A meno di sei mesi dalla chiamata alle urne, comincia a prendere piede in consiglio regionale il dibattito sulla nuova legge elettorale ed in particolare sulla proposta avanzata dal capogruppo di Forza Italia, Leonardo Padrin, di introdurre il limite retroattivo (retroattivo: qui sta il punto) di due mandati per i consiglieri intenzionati a ricandidarsi.
Un’ipotesi che, se passerà, lascerà a casa 27 degli attuali 60 consiglieri, tra cui lo stesso Padrin e pressoché tutta la squadra di giunta (esclusi solo il presidente Luca Zaia, il vice Marino Zorzato, l’assessore alla Sanità Luca Coletto ed il neo titolare del Sociale Davide Bendinelli). «Ritengo che dieci anni siano più che sufficienti per dare il meglio di sé alla collettività – spiegò Padrin il giorno della presentazione del suo progetto di restyling -. Largo ai giovani, che in questo momento sono tagliati fuori perché è ovvio che chi è già nell’istituzione accumula una visibilità, un potere ed una rete di relazioni che ne rendono il vantaggio incolmabile in campagna elettorale».
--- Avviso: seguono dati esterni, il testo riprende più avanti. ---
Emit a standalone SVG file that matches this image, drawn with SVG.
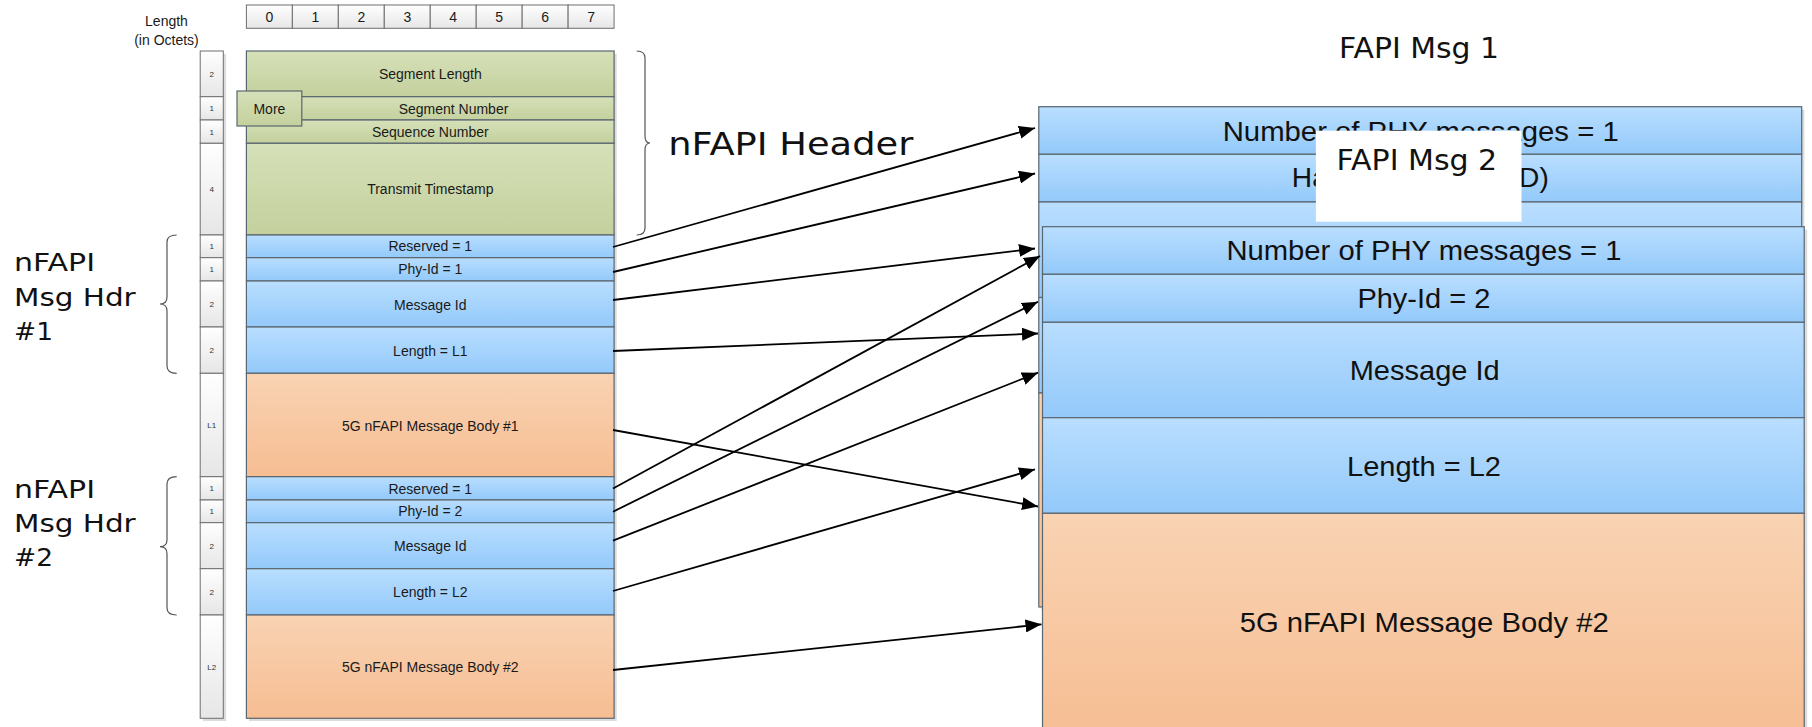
<svg xmlns="http://www.w3.org/2000/svg" width="1812" height="727" viewBox="0 0 1812 727">
  <defs>
    <linearGradient id="gGreen" x1="0" y1="0" x2="0" y2="1">
      <stop offset="0" stop-color="#d6e0b9"/>
      <stop offset="1" stop-color="#c4d09d"/>
    </linearGradient>
    <linearGradient id="gBlue" x1="0" y1="0" x2="0" y2="1">
      <stop offset="0" stop-color="#b9deff"/>
      <stop offset="1" stop-color="#93c9fa"/>
    </linearGradient>
    <linearGradient id="gOrange" x1="0" y1="0" x2="0" y2="1">
      <stop offset="0" stop-color="#f9d3b3"/>
      <stop offset="1" stop-color="#f6bd92"/>
    </linearGradient>
    <linearGradient id="gCell" x1="0" y1="0" x2="0" y2="1">
      <stop offset="0" stop-color="#ffffff"/>
      <stop offset="1" stop-color="#e6e6e6"/>
    </linearGradient>
    <marker id="arrow" markerUnits="userSpaceOnUse" markerWidth="17" markerHeight="13" refX="16" refY="6.5" orient="auto">
      <path d="M0,0 L16,6.5 L0,13 z" fill="#000"/>
    </marker>
    <style>
      .blk { stroke: #5a666f; stroke-width: 1.2; }
      .green { fill: url(#gGreen); }
      .blue { fill: url(#gBlue); }
      .orange { fill: url(#gOrange); }
      .cell { fill: url(#gCell); stroke: #6e6e6e; stroke-width: 1; }
      .shadow { fill: #dcdcdc; }
      .t14 { font-family: "Liberation Sans", Arial, sans-serif; font-size: 14px; fill: #1a1a1a; text-anchor: middle; }
      .t8 { font-family: "Liberation Sans", Arial, sans-serif; font-size: 8px; fill: #333; text-anchor: middle; }
      .t28 { font-family: "Liberation Sans", Arial, sans-serif; font-size: 28px; fill: #111; text-anchor: middle; }
      .lbl { font-family: "DejaVu Sans", Verdana, sans-serif; fill: #111; }
      .brace { fill: none; stroke: #555; stroke-width: 1.2; }
      .conn { fill: none; stroke: #000; stroke-width: 1.8; marker-end: url(#arrow); }
    </style>
  </defs>

  <rect width="1812" height="727" fill="#fff"/>

  <!-- bit index ruler -->
  <g id="bit-ruler">
    <rect class="cell" x="246.4" y="5" width="45.96" height="23.3"/>
    <rect class="cell" x="292.36" y="5" width="45.96" height="23.3"/>
    <rect class="cell" x="338.32" y="5" width="45.96" height="23.3"/>
    <rect class="cell" x="384.28" y="5" width="45.96" height="23.3"/>
    <rect class="cell" x="430.24" y="5" width="45.96" height="23.3"/>
    <rect class="cell" x="476.2" y="5" width="45.96" height="23.3"/>
    <rect class="cell" x="522.16" y="5" width="45.96" height="23.3"/>
    <rect class="cell" x="568.12" y="5" width="45.96" height="23.3"/>
    <text class="t14" x="269.4" y="21.7">0</text>
    <text class="t14" x="315.3" y="21.7">1</text>
    <text class="t14" x="361.3" y="21.7">2</text>
    <text class="t14" x="407.3" y="21.7">3</text>
    <text class="t14" x="453.2" y="21.7">4</text>
    <text class="t14" x="499.2" y="21.7">5</text>
    <text class="t14" x="545.1" y="21.7">6</text>
    <text class="t14" x="591.1" y="21.7">7</text>
  </g>

  <g id="length-caption">
    <text class="t14" x="166.5" y="26">Length</text>
    <text class="t14" x="166.5" y="45">(in Octets)</text>
  </g>

  <!-- octet count column -->
  <g id="octet-column">
    <rect class="shadow" x="203" y="54" width="23.1" height="667"/>
    <rect class="cell" x="200.2" y="51" width="23.1" height="45.7"/>
    <rect class="cell" x="200.2" y="96.7" width="23.1" height="23.3"/>
    <rect class="cell" x="200.2" y="120" width="23.1" height="23.3"/>
    <rect class="cell" x="200.2" y="143.3" width="23.1" height="91.7"/>
    <rect class="cell" x="200.2" y="235" width="23.1" height="22.7"/>
    <rect class="cell" x="200.2" y="257.7" width="23.1" height="23.3"/>
    <rect class="cell" x="200.2" y="281" width="23.1" height="46"/>
    <rect class="cell" x="200.2" y="327" width="23.1" height="46.3"/>
    <rect class="cell" x="200.2" y="373.3" width="23.1" height="103.4"/>
    <rect class="cell" x="200.2" y="476.7" width="23.1" height="23.3"/>
    <rect class="cell" x="200.2" y="500" width="23.1" height="22.7"/>
    <rect class="cell" x="200.2" y="522.7" width="23.1" height="46"/>
    <rect class="cell" x="200.2" y="568.7" width="23.1" height="46.3"/>
    <rect class="cell" x="200.2" y="615" width="23.1" height="103.3"/>
    <text class="t8" x="211.7" y="76.8">2</text>
    <text class="t8" x="211.7" y="111.3">1</text>
    <text class="t8" x="211.7" y="134.6">1</text>
    <text class="t8" x="211.7" y="192">4</text>
    <text class="t8" x="211.7" y="249.3">1</text>
    <text class="t8" x="211.7" y="272.3">1</text>
    <text class="t8" x="211.7" y="307">2</text>
    <text class="t8" x="211.7" y="353">2</text>
    <text class="t8" x="211.7" y="428">L1</text>
    <text class="t8" x="211.7" y="491.3">1</text>
    <text class="t8" x="211.7" y="514.3">1</text>
    <text class="t8" x="211.7" y="548.7">2</text>
    <text class="t8" x="211.7" y="594.8">2</text>
    <text class="t8" x="211.7" y="669.7">L2</text>
  </g>

  <!-- nFAPI packet layout -->
  <rect class="shadow" x="249" y="54" width="367.7" height="667"/>
  <g id="segment-length">
    <rect class="blk green" x="246.4" y="51" width="367.7" height="45.7"/>
    <text class="t14" x="430.3" y="79">Segment Length</text>
  </g>
  <g id="segment-number">
    <rect class="blk green" x="246.4" y="96.7" width="367.7" height="23.3"/>
    <text class="t14" x="453.5" y="113.5">Segment Number</text>
  </g>
  <g id="sequence-number">
    <rect class="blk green" x="246.4" y="120" width="367.7" height="23.3"/>
    <text class="t14" x="430.3" y="136.7">Sequence Number</text>
  </g>
  <g id="transmit-timestamp">
    <rect class="blk green" x="246.4" y="143.3" width="367.7" height="91.7"/>
    <text class="t14" x="430.3" y="194">Transmit Timestamp</text>
  </g>
  <g id="more-flag">
    <rect class="blk green" x="237" y="91" width="64.8" height="35"/>
    <text class="t14" x="269.4" y="113.5">More</text>
  </g>
  <g id="hdr1-reserved">
    <rect class="blk blue" x="246.4" y="235" width="367.7" height="22.7"/>
    <text class="t14" x="430.3" y="251">Reserved = 1</text>
  </g>
  <g id="hdr1-phy-id">
    <rect class="blk blue" x="246.4" y="257.7" width="367.7" height="23.3"/>
    <text class="t14" x="430.3" y="274.3">Phy-Id = 1</text>
  </g>
  <g id="hdr1-message-id">
    <rect class="blk blue" x="246.4" y="281" width="367.7" height="46"/>
    <text class="t14" x="430.3" y="309.5">Message Id</text>
  </g>
  <g id="hdr1-length">
    <rect class="blk blue" x="246.4" y="327" width="367.7" height="46.3"/>
    <text class="t14" x="430.3" y="355.5">Length = L1</text>
  </g>
  <g id="body1">
    <rect class="blk orange" x="246.4" y="373.3" width="367.7" height="103.4"/>
    <text class="t14" x="430.3" y="430.5">5G nFAPI Message Body #1</text>
  </g>
  <g id="hdr2-reserved">
    <rect class="blk blue" x="246.4" y="476.7" width="367.7" height="23.3"/>
    <text class="t14" x="430.3" y="493.5">Reserved = 1</text>
  </g>
  <g id="hdr2-phy-id">
    <rect class="blk blue" x="246.4" y="500" width="367.7" height="22.7"/>
    <text class="t14" x="430.3" y="516.3">Phy-Id = 2</text>
  </g>
  <g id="hdr2-message-id">
    <rect class="blk blue" x="246.4" y="522.7" width="367.7" height="46"/>
    <text class="t14" x="430.3" y="550.7">Message Id</text>
  </g>
  <g id="hdr2-length">
    <rect class="blk blue" x="246.4" y="568.7" width="367.7" height="46.3"/>
    <text class="t14" x="430.3" y="596.8">Length = L2</text>
  </g>
  <g id="body2">
    <rect class="blk orange" x="246.4" y="615" width="367.7" height="103.3"/>
    <text class="t14" x="430.3" y="672">5G nFAPI Message Body #2</text>
  </g>

  <!-- braces and group labels -->
  <g id="nfapi-header-label">
    <path class="brace" d="M636.7,51 Q645,51 645,58 L645,136 Q645,143 650,143 Q645,143 645,150 L645,228 Q645,235 636.7,235"/>
    <text class="lbl" x="668.3" y="155" font-size="32" textLength="245" lengthAdjust="spacingAndGlyphs">nFAPI Header</text>
  </g>
  <g id="msg-hdr1-label">
    <path class="brace" d="M176.7,235 Q167,235 167,242 L167,297 Q167,304 160,304 Q167,304 167,311 L167,366 Q167,373.3 176.7,373.3"/>
    <text class="lbl" x="14" y="271" font-size="24" textLength="81" lengthAdjust="spacingAndGlyphs">nFAPI</text>
    <text class="lbl" x="14" y="306" font-size="24" textLength="121.7" lengthAdjust="spacingAndGlyphs">Msg Hdr</text>
    <text class="lbl" x="14" y="340" font-size="24" textLength="39" lengthAdjust="spacingAndGlyphs">#1</text>
  </g>
  <g id="msg-hdr2-label">
    <path class="brace" d="M176.7,476.7 Q167,476.7 167,484 L167,539.7 Q167,546.7 160,546.7 Q167,546.7 167,553.7 L167,608 Q167,615 176.7,615"/>
    <text class="lbl" x="14" y="497.5" font-size="24" textLength="81" lengthAdjust="spacingAndGlyphs">nFAPI</text>
    <text class="lbl" x="14" y="532" font-size="24" textLength="121.7" lengthAdjust="spacingAndGlyphs">Msg Hdr</text>
    <text class="lbl" x="14" y="566" font-size="24" textLength="39" lengthAdjust="spacingAndGlyphs">#2</text>
  </g>

  <!-- FAPI message 1 (behind) -->
  <g id="fapi-msg1">
    <text class="lbl" x="1419" y="57.5" font-size="28" text-anchor="middle" textLength="160" lengthAdjust="spacingAndGlyphs">FAPI Msg 1</text>
    <rect class="shadow" x="1041.5" y="109.5" width="762.9" height="500.5"/>
    <rect class="blk blue" x="1038.8" y="106.7" width="762.9" height="47.6"/>
    <rect class="blk blue" x="1038.8" y="154.3" width="762.9" height="47.7"/>
    <rect class="blk blue" x="1038.8" y="202" width="762.9" height="95.5"/>
    <rect class="blk blue" x="1038.8" y="297.5" width="762.9" height="95.5"/>
    <rect class="blk orange" x="1038.8" y="393" width="762.9" height="214"/>
    <text class="t28" x="1420.7" y="140.7" textLength="396" lengthAdjust="spacingAndGlyphs">Number of PHY messages = 1</text>
    <text class="t28" x="1420.3" y="187.3" textLength="257" lengthAdjust="spacingAndGlyphs">Handle = 1 (PHY ID)</text>
  </g>

  <!-- FAPI message 2 caption on white panel -->
  <g id="fapi-msg2-caption">
    <rect x="1315.9" y="130.7" width="205.6" height="91" fill="#fff"/>
    <text class="lbl" x="1416.9" y="170" font-size="28" text-anchor="middle" textLength="160.6" lengthAdjust="spacingAndGlyphs">FAPI Msg 2</text>
  </g>

  <!-- FAPI message 2 (front) -->
  <g id="fapi-msg2">
    <rect class="shadow" x="1045.5" y="229.7" width="761.7" height="510"/>
    <rect class="blk blue" x="1042.5" y="226.7" width="761.7" height="47.6"/>
    <rect class="blk blue" x="1042.5" y="274.3" width="761.7" height="48"/>
    <rect class="blk blue" x="1042.5" y="322.3" width="761.7" height="95.4"/>
    <rect class="blk blue" x="1042.5" y="417.7" width="761.7" height="95.6"/>
    <rect class="blk orange" x="1042.5" y="513.3" width="761.7" height="226.7"/>
    <text class="t28" x="1423.9" y="260" textLength="395" lengthAdjust="spacingAndGlyphs">Number of PHY messages = 1</text>
    <text class="t28" x="1423.9" y="308.3" textLength="133" lengthAdjust="spacingAndGlyphs">Phy-Id = 2</text>
    <text class="t28" x="1424.7" y="380" textLength="150" lengthAdjust="spacingAndGlyphs">Message Id</text>
    <text class="t28" x="1424" y="476" textLength="154" lengthAdjust="spacingAndGlyphs">Length = L2</text>
    <text class="t28" x="1424.2" y="631.7" textLength="369" lengthAdjust="spacingAndGlyphs">5G nFAPI Message Body #2</text>
  </g>

  <!-- field mapping connectors -->
  <g id="connectors">
    <line class="conn" x1="613" y1="247" x2="1035" y2="128"/>
    <line class="conn" x1="613" y1="272" x2="1035" y2="173.5"/>
    <line class="conn" x1="613" y1="300" x2="1035" y2="248.5"/>
    <line class="conn" x1="613" y1="351" x2="1038" y2="333.5"/>
    <line class="conn" x1="613" y1="430" x2="1038" y2="506.5"/>
    <line class="conn" x1="613" y1="488.5" x2="1040" y2="256"/>
    <line class="conn" x1="613" y1="511.7" x2="1038" y2="301.7"/>
    <line class="conn" x1="613" y1="540.7" x2="1038" y2="372.7"/>
    <line class="conn" x1="613" y1="591" x2="1035" y2="469.3"/>
    <line class="conn" x1="613" y1="670" x2="1041.5" y2="624.3"/>
  </g>
</svg>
Il capogruppo di Forza Italia, che ha voluto stanare pubblicamente i colleghi mandando a tutti una lettera in cui chiede di aderire alla sua proposta, conta va ieri mattina nove sostenitori. Nel pomeriggio si è aggiunta la pattuglia Pd, che conta 13 consiglieri: «Sul tetto ai due mandati noi ci siamo e siamo favorevoli – ha detto il capogruppo Lucio Tiozzo -. Il nostro codice di autoregolamentazione interno, d’altronde, prevede già questo vincolo con possibilità di deroga solo in casi molto limitati, particolari e sporadici». Ma la vera svolta è arrivata a sera, dopo un vertice di maggioranza tenutosi alla presenza dei quattro capigruppo e del governatore Luca Zaia che ha deciso il via libera definitivo alla proposta Padrin. «Il limite ai due mandati si farà entro l’anno». Una decisione politica, maturata in un contesto che vede le Regioni bersagliate dalle critiche, che cala come una sentenza inappellabile su molti volti notissimi della politica veneta: dal decano Carlo Alberto Tesserin (cinque legislature) a Massimo Giorgetti, da Federico Caner a Elena Donazzan, da Marino Finozzi a Valdo Ruffato, da Isi Coppola a Maurizio Conte, da Piergiorgio Cortelazzo a Roberto Ciambetti, da Lucio Tiozzo a Franco Bonfante (che, a questo punto, non dovrà più chiedere la deroga al suo partito). Una ventata di freschezza giustificata con la volontà di lasciar spazio alle nuove leve ma anche con la previsione di una campagna elettorale durissima (i posti, dopo la modifica dello Statuto, si sono ridotti da 60 a 51 e nel 2015 ci sarà pure il Movimento 5 Stelle) e, malignano a Palazzo, con la volontà di parecchi consiglieri di levarsi di torno prima che il governo s’inventi qualche stangata sui vitalizi: una volta lasciato lo scranno, e firmate tutte le scartoffie del caso, infatti, il diritto all’assegno diventa inattaccabile. Lo dice anche la Consulta.
Si vedrà, a questo punto, che fine faranno le altre tre proposte di modifica depositate in consiglio (quelle a firma Teso e Furlanetto le consideriamo assorbite dalla legge Padrin): quella della giunta, prettamente tecnica, dovuta alla riduzione dei consiglieri; quella del Pd, che spinge per l’introduzione della doppia preferenza di genere; e quella di Ncd sul doppio turno stile sindaci, che ieri ha incassato il sostegno del Pd («Chi vince le elezioni – ha detto il segretario Roger De Menech – deve rappresentare la maggioranza dei veneti, non la minoranza»).
Il vertice di ieri alla presenza di Zaia ha fissato anche la regola aurea a cui ispirare l’agenda di fine legislatura che verrà stilata nei prossimi giorni: niente provvedimenti litigarelli (come le cave). L’alleanza alfanian-forza-leghista ha bisogno di serrare i ranghi in vista della campagna elettorale, meglio chiudere la legislatura ad una placida andatura di crociera.